Criticize Building’s ‘Poor Door’ for Low-Income Residents

poor door

Target: Extell Development Company Owner Gary Barnett

Goal: End the use of a “poor door” by allowing low-income residents to use all entryways of a residential building

Residents may face new discrimination: income bias. Because building owners are required to create affordable housing in addition to expensive rooms, many development companies are attempting to discriminate against the low-income residents. One particular building in New York has created a “poor door” for all the low-income residents to use, instead of the main entrances. By creating this door, the building is clearly showing its preference for wealthy tenants.

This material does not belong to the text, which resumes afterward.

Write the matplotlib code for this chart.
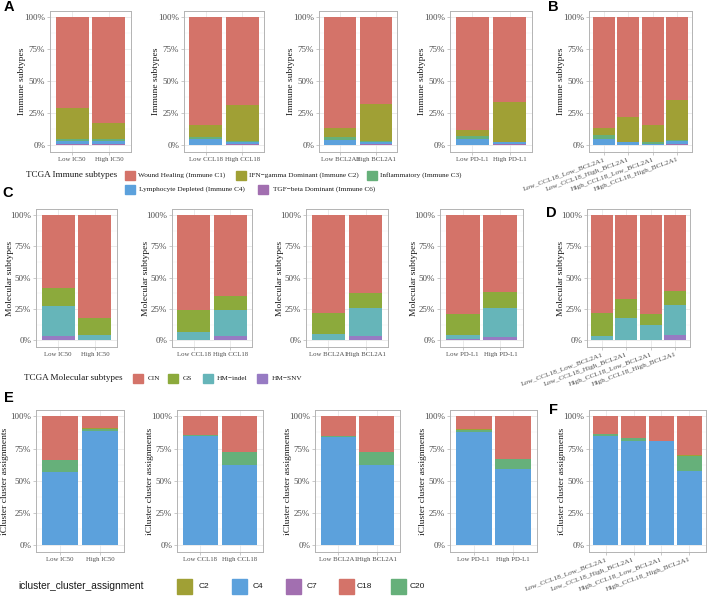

Luxury buildings can use more land and space if they also create affordable housing for those who make below the 60 percent median income. Still, the companies may segregate the lower-income residents from the wealthy patrons by banning the poorer people from using all of the resources in the building. For example, many buildings in New York, including the Extell building in question, prevent low-income residents from using the pools, basketball courts, and other amenities.

The housing itself is also very different between the wealthy and low-income residents. The rich residents have all of the river-viewing rooms while the less wealthy patrons all have street-facing views. In addition, Extell is the largest and most active builder of residential edifices in Manhattan, and should be setting an anti-discriminatory precedent for its fellow construction companies.

Tell the Extell building to allow residents to use any of the entrances into the building, regardless of income. Discrimination based on earnings should not be allowed or condoned.


Dear Mr. Barnett,

Your New York residential buildings have recently come under fire for creating separate entrances for low-income residents. This decision to prevent poorer tenants from entering the buildings in a normal fashion is disgusting and is discriminatory against residents who rely on affordable housing to survive. These people do not deserve to be forced into entering the undesirable “poor door” because of their earnings. The Inclusionary Housing Program should be exactly that—it should include lower-income individuals and families, instead of excluding them and alienating them from even going into your buildings through the main entrances.

Your company is the most active builder in Manhattan. You should be denouncing discrimination against low-income residents that is so prevalent in New York and elsewhere where companies must provide affordable housing. I ask that you allow all residents, including low-income tenants, to use every door in your Extell residential buildings.